En outre, dans le domaine économique, l'administration Biden continuera à offrir à Israël un ensemble d'aides militaires substantielles d'une part, tout en offrant aux Palestiniens une aide hautement soumise à conditions dont la majeure partie atterrira dans l'économie israélienne d'autre part. Après tout, c'est sous l'administration Obama-Biden qu'Israël a reçu la plus grosse enveloppe d'aide militaire que les Etats-Unis n'aient jamais donnée à Israël, totalisant 38 milliards de dollars sur 10 ans. Biden croit fermement au caractère central de cette aide à Israël, comme il l'a fait valoir en novembre 2019, lorsqu'il a déclaré que « l'idée que nous mettions fin à l'aide militaire à un allié, notre seul véritable, véritable allié dans toute la région, est absolument absurde. Cela dépasse mon entendement que quelqu'un puisse faire cela ».
En ce qui concerne la Palestine, les aides américaines toxiques (telles qu'elles sont conçues dans le cadre des relations étroites entre les États-Unis et Israël) recommenceront probablement à pleuvoir, et l'aide américaine sera acheminée de la même manière qu'avant Trump. Ce n'est pas une bonne nouvelle pour la quête d'autodétermination des Palestiniens. L'administration Biden ne peut pas s'écarter de la tradition bien ancrée de "paix économique" dans la politique américaine envers les Palestiniens : une politique dont Biden lui-même a été témoin de l'échec pitoyable lorsque le secrétaire d'État américain John Kerry (sous l'administration Obama-Biden) n'a même pas commencé à mettre en œuvre leur plan qui promettait aux Palestiniens des milliards de dollars par le biais de l'"Initiative économique pour la Palestine".

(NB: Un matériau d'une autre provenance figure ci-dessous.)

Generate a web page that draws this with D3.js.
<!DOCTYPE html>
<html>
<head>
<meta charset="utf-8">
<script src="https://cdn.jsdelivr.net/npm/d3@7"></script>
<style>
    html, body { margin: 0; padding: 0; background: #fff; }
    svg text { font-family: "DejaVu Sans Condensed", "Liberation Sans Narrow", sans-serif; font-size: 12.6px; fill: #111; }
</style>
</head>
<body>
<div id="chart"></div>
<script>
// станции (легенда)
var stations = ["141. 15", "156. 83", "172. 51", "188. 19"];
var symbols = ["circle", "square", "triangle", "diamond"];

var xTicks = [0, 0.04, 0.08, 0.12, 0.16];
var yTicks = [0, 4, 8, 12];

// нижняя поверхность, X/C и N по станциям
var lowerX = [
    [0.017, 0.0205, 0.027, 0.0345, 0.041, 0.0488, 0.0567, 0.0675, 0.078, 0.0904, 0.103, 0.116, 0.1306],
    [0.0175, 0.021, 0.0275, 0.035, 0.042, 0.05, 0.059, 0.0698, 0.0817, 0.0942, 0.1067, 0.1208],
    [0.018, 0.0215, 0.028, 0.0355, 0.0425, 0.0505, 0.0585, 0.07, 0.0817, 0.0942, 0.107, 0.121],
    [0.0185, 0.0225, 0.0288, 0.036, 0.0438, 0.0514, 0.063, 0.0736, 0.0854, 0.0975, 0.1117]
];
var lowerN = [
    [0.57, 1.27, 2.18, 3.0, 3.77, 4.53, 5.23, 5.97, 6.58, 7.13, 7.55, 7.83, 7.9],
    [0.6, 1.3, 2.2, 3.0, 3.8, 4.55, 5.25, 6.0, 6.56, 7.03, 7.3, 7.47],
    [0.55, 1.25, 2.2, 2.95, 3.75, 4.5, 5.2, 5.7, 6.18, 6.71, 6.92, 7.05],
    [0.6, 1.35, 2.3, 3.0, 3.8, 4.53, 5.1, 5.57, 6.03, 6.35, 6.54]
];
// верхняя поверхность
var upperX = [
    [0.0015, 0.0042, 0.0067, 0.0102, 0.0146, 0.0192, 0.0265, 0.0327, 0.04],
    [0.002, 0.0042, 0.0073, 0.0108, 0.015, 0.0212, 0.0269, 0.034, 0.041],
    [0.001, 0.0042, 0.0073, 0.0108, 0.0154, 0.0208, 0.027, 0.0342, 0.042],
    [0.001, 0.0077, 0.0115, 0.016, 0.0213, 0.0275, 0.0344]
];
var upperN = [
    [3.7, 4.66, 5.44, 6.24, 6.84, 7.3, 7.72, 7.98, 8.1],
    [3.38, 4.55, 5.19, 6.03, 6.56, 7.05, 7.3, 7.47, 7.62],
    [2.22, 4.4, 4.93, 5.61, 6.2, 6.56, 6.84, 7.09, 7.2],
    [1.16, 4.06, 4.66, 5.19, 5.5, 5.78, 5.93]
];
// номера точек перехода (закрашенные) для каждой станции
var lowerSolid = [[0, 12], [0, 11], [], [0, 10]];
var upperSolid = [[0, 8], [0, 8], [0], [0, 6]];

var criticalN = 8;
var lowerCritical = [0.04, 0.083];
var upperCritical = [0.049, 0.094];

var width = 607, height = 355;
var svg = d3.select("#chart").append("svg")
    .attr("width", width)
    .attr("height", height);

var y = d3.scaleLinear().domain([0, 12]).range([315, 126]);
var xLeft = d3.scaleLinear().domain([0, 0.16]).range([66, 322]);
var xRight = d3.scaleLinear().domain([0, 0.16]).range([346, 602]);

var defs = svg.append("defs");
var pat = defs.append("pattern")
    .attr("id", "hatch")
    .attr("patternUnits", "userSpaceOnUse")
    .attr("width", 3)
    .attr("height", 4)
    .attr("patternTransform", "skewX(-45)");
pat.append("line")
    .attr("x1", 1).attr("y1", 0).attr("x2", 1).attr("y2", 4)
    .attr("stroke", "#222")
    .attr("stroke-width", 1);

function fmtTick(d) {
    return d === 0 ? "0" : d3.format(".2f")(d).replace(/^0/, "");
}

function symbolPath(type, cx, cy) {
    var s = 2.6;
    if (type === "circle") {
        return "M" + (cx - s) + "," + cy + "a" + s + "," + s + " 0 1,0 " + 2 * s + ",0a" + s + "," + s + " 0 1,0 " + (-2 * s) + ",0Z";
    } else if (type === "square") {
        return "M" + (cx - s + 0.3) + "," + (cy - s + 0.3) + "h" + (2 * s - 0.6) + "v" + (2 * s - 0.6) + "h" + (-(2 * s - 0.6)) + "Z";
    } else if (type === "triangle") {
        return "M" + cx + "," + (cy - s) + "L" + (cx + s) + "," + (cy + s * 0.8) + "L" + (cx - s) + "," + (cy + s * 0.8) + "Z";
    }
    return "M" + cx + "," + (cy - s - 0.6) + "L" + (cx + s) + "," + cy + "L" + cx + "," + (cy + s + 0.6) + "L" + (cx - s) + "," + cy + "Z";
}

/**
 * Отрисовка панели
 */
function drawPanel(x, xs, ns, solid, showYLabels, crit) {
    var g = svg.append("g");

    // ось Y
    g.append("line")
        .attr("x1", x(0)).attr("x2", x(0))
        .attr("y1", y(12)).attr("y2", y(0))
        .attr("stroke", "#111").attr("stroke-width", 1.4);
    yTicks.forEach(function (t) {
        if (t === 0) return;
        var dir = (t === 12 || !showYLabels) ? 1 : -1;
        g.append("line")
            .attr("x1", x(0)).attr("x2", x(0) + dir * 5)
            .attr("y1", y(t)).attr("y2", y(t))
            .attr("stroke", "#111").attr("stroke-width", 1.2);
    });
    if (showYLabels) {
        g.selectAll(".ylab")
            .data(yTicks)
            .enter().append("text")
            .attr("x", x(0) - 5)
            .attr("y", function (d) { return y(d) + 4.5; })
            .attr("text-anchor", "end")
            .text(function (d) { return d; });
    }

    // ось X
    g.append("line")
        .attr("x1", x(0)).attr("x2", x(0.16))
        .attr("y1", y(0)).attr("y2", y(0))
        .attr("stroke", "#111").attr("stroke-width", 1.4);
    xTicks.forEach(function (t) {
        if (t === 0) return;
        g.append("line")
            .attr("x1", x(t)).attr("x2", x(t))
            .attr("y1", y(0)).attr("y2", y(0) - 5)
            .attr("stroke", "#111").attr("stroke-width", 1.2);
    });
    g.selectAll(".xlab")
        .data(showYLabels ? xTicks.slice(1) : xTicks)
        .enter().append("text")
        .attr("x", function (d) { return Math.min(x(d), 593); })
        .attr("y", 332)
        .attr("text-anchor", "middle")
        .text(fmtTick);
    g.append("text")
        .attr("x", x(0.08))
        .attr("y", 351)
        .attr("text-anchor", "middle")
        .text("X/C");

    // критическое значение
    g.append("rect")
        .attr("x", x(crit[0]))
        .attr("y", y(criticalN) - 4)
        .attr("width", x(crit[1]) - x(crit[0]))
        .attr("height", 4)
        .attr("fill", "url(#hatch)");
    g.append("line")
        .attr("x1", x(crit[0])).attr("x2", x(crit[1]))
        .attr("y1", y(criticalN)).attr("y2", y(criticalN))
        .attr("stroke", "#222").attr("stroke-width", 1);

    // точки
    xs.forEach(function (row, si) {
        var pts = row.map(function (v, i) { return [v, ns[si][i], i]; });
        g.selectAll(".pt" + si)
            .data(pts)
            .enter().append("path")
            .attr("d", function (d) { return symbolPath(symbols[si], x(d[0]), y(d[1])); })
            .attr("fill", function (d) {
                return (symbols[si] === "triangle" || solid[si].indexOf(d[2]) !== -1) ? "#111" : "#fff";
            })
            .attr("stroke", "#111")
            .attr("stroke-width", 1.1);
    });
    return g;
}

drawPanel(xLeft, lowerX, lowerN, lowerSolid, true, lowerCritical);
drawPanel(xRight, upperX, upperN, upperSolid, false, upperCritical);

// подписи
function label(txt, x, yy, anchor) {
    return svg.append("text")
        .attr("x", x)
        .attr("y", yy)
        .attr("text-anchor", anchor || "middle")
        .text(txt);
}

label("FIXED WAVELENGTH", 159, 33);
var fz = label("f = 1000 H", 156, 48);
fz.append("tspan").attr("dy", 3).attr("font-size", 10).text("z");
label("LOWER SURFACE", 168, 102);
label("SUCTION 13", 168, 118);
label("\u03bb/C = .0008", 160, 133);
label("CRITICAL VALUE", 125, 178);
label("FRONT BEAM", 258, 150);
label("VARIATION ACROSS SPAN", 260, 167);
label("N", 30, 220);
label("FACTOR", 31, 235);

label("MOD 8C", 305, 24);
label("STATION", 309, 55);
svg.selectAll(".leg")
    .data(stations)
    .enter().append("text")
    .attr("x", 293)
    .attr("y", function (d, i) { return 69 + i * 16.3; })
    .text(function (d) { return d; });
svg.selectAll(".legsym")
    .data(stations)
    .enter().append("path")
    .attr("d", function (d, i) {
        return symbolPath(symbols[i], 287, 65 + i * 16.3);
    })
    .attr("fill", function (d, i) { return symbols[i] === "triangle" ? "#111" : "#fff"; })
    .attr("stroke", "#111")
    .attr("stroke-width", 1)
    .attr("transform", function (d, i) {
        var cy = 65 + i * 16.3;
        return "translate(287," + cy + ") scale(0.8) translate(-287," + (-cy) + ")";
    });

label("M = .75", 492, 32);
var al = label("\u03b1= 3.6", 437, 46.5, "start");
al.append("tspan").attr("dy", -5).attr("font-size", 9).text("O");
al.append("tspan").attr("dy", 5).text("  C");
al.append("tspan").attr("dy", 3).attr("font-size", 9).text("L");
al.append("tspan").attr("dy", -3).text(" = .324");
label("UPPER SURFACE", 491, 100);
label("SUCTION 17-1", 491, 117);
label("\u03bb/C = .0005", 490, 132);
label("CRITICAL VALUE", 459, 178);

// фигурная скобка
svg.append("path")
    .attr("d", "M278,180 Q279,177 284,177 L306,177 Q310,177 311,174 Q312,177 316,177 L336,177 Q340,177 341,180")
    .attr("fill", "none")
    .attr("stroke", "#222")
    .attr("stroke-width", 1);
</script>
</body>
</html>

La logique économique biaisée de cette approche et de cette politique d'échec, qui remonte au cadre de paix économique de la politique américaine, de l'administration Carter à l'administration Trump, ne dissuadera pas l'administration Biden de mettre en œuvre un autre échec bien anticipé pour aggraver les dommages déjà causés par les programmes d'aide américains aux Palestiniens. Tout ce que l'administration Biden doit faire, c'est de trouver un label et un titre plus "chics" pour son paquet d'"incitations économiques" offert aux Palestiniens. Le résultat n'est pas difficile à prévoir. Un retour à la "vieille normalité" rendra les perspectives d'une paix réelle, significative et véritable encore plus sombres.